A $3 billion railway that Kenya funded with enormous loans from China is making less than half of the revenue required to make payments to Chinese companies that built and now manage the project, the South China Morning Post reported Tuesday.

Confirming America’s concerns that China is using “debt traps” to erode borrower countries’ sovereignty, a leaked copy of the railway contract revealed in December 2018 that Kenya may lose some strategic assets to Beijing if it defaults on its railway project loan.

Kenya reportedly promised Beijing parts of its Mombasa Port as collateral for financing a $3 billion railway the African country built from the port to Nairobi.

Both Beijing and Nairobi denied the report’s claims.

On Tuesday, the Morning Post noted:

Despite the popularity of the new Nairobi-Mombasa line with travelers, critics fear it has come at a heavy price for the country as a whole.

Railway was primarily designed to carry freight, but official statistics suggest revenues generated are not enough to cover fees paid to Chinese companies.

The Morning Post noted that, on top of building and funding the project, known as the Standard Gauge Railway (SGR), China is also managing it.

Breitbart News learned local media have accused the Chinese contractor behind the project of “neo-colonialism, racism, and blatant discrimination” against Kenyan workers.

Statistics from the state-run Kenya Railways Corporation show that the rail project only made $57 million in revenue last year, less than half of the more than $120 million Nairobi pays China annually “in management fees.”

In March, Kenya requested a $740 million loan from the World Bank amid concerns that the African nation is nearing bankruptcy over its rising debt with China.

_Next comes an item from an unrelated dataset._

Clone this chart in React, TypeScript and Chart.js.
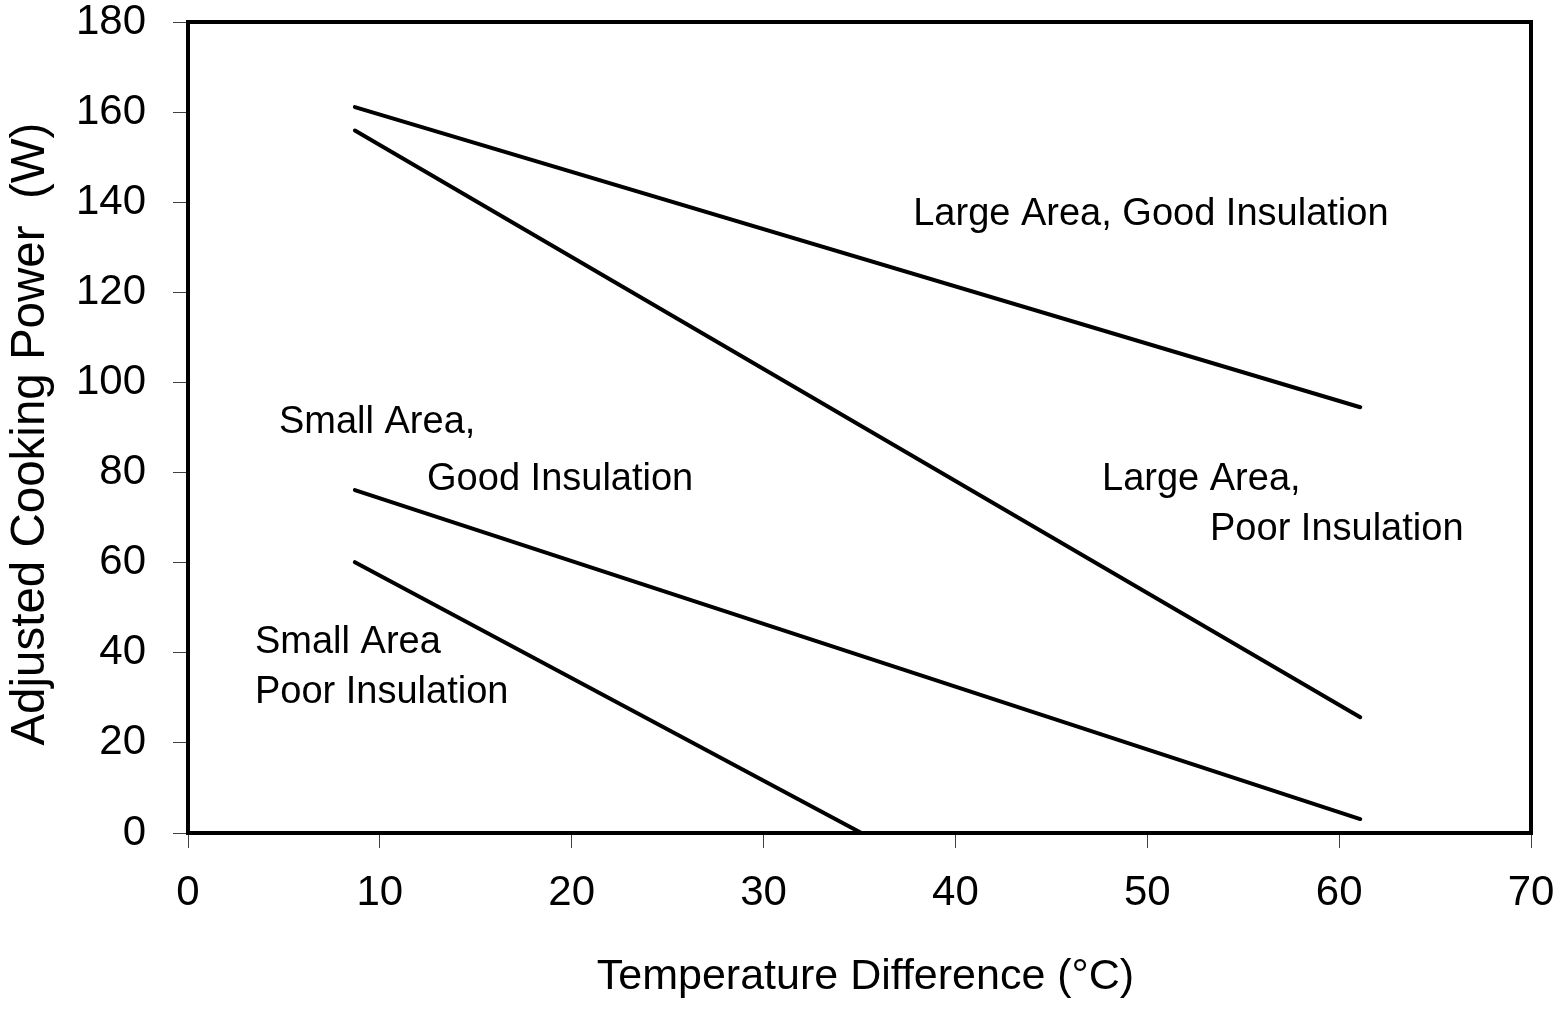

American taxpayers are the largest stakeholders of the World Bank.

The loan request reportedly came after Kenya borrowed $2.1 billion in another Eurobond.

The Morning Post pointed out on Tuesday:

In 2014, when Kenya took a largely commercial US$3.2 billion loan from the Export-Import Bank of China, the goal was to transport freight between the port of Mombasa and Nairobi more efficiently by train, and thus alleviate congestion on the country’s overtaxed and poorly maintained roads.

When measured against its original purpose, the freight service, in fact, has been a big disappointment. Since it launched early last year, the service has consistently failed to deliver enough goods to enable the Mombasa port to pay for itself.The government has had to strong-arm importers to use the train and given deeper discounts to woo more, and even then it has still failed to generate sufficient traffic.

Kenya’s railway project is part of China’s ambitious Belt and Road Initiative (BRI), a massive infrastructure project that aims to link Beijing to the rest of Asia, Europe, Africa, and the Western Hemisphere through a massive network of land and sea routes as well as technology.

U.S. officials have warned that Beijing is using BRI as a vehicle for “predatory” lending practices used to undermine borrower countries’ sovereignty by burying them in unsustainable loans collateralized with strategic assets and natural resources.

Kenya is not the only BRI recipient worried about China seizing its assets for defaulting on its Beijing-owned debt.

Uganda has expressed concerns that Beijing will seize some of its sovereign assets over its rising public debt fueled by BRI.

In Zambia, news reports surfaced that China had taken over the state power company in September 2018 over unpaid debts, a move that Voice of America (VOA) in January noted, “Rippled across Africa, despite government denials.”

Its inability to pay back Chinese loans reportedly forced the South Asian island nation of Sri Lanka to hand over a strategic port to Beijing in 2017. 

Nearby Pakistan, considered China’s all-weather ally, is also at risk of losing strategic assets over its debt to Beijing fueled by BRI. 

Beijing denies America’s “debt trap” warnings. The United States considers BRI a menace, noting that China can use the projects to expand its ideology, influence, and military.

In October 2018, U.S. President Donald Trump signed a bill into law to revamp America’s investment efforts in Africa to counter “predatory” economic practices across the continent at the hands of China.

Known as the Better Utilization of Investments Leading to Development (BUILD) Act, the legislation is designed to address Beijing’s enhanced economic and political influence in Africa fueled by its BRI project.